PROBLEM STATEMENT: Skipping all pictures, set down the lines of the listing from the first through the one with "days = list(range(2, 31))".

(begin)

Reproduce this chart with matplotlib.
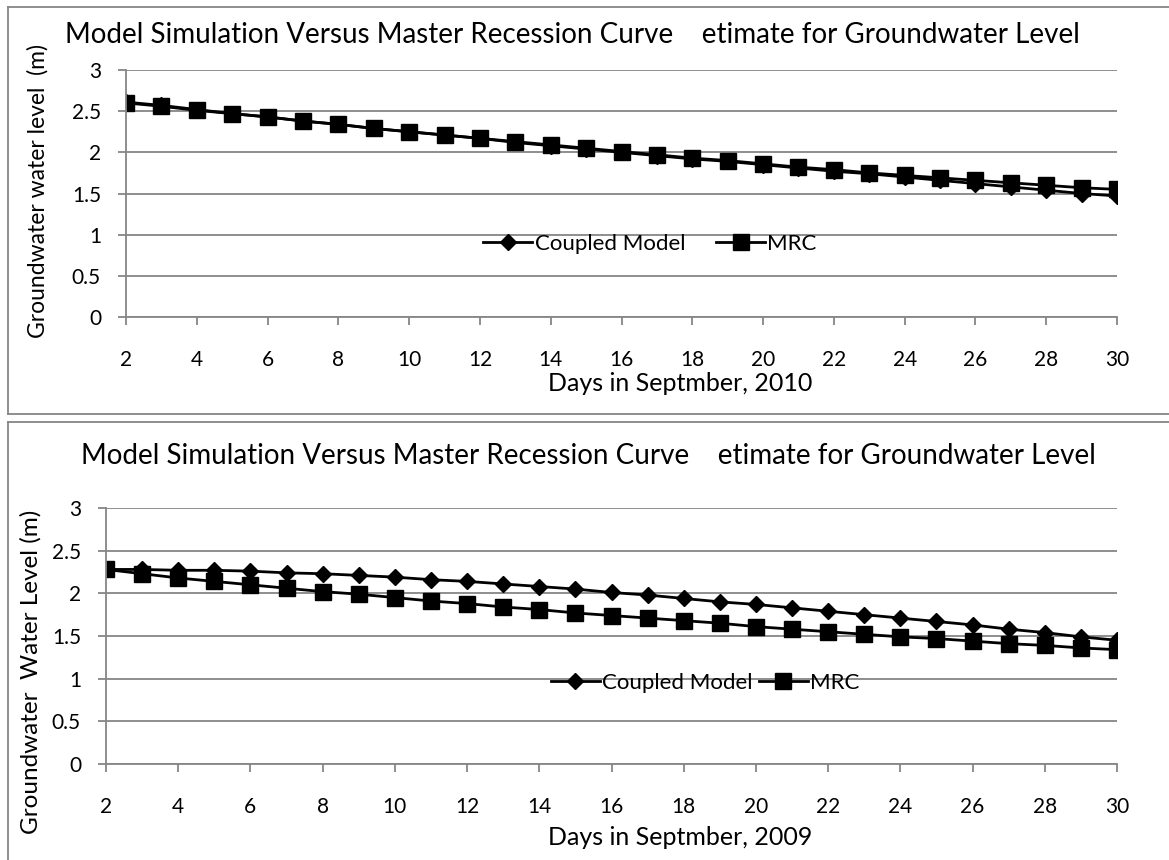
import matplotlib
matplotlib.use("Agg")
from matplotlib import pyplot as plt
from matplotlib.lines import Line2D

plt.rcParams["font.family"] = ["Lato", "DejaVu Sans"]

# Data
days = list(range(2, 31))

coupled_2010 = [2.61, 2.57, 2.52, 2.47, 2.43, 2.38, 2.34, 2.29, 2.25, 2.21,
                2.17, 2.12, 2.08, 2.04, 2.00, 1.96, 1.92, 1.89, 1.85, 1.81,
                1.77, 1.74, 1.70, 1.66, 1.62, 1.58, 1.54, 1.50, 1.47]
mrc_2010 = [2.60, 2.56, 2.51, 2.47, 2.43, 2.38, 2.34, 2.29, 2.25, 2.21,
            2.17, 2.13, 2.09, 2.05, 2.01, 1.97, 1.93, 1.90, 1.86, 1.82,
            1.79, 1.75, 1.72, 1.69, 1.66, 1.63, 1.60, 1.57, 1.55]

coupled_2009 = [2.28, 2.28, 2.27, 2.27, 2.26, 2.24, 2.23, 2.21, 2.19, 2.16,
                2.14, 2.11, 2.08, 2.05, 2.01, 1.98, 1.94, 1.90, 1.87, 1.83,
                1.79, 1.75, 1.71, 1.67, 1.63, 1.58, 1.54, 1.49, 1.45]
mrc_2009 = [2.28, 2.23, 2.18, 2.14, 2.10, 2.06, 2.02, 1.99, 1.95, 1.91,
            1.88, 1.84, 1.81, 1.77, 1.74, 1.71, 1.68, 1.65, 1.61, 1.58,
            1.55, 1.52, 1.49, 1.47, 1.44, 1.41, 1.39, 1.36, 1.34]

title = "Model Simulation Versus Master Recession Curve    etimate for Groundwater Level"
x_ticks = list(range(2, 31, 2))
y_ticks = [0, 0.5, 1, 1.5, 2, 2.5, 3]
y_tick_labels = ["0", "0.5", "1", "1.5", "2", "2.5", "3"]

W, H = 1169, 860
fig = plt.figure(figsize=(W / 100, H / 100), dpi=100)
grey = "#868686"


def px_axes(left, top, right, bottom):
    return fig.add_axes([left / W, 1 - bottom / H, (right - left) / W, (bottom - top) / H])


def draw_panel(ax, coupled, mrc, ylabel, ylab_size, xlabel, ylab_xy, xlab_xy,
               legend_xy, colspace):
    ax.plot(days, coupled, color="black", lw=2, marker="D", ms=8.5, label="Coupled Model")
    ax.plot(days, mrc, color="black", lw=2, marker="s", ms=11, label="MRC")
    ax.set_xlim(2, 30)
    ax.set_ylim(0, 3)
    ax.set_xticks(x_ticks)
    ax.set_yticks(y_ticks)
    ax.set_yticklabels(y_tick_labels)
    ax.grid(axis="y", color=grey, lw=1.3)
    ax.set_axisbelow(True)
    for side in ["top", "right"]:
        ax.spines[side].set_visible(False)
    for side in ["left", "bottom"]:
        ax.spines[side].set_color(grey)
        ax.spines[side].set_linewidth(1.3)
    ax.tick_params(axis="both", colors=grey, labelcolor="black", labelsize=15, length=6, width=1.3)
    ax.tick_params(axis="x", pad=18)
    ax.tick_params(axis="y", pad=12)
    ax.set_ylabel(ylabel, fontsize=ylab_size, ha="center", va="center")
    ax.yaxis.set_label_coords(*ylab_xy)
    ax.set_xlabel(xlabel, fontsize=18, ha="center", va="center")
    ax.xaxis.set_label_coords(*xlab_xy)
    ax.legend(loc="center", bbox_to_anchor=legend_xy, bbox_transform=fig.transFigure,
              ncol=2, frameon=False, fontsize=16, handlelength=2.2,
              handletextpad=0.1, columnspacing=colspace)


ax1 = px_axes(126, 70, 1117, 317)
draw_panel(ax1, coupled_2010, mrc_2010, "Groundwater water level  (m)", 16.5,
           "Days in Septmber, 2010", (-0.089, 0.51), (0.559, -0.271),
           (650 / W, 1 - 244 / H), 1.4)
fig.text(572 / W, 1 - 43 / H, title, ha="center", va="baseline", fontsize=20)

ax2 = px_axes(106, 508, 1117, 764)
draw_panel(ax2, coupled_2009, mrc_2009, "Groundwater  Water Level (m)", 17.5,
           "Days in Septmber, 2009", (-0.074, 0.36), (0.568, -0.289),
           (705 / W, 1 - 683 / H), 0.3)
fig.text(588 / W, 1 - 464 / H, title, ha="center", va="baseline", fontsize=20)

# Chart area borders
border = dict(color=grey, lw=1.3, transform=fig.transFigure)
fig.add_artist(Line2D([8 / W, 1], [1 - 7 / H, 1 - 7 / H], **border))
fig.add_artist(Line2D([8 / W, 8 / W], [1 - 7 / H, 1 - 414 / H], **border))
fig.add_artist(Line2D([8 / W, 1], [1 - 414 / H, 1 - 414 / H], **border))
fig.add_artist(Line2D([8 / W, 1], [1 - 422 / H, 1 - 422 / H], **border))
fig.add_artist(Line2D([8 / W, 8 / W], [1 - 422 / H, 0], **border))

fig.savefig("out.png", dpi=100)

(end)

ANSWER IN FULL:
Reproduce this chart with matplotlib.
import matplotlib
matplotlib.use("Agg")
from matplotlib import pyplot as plt
from matplotlib.lines import Line2D

plt.rcParams["font.family"] = ["Lato", "DejaVu Sans"]

# Data
days = list(range(2, 31))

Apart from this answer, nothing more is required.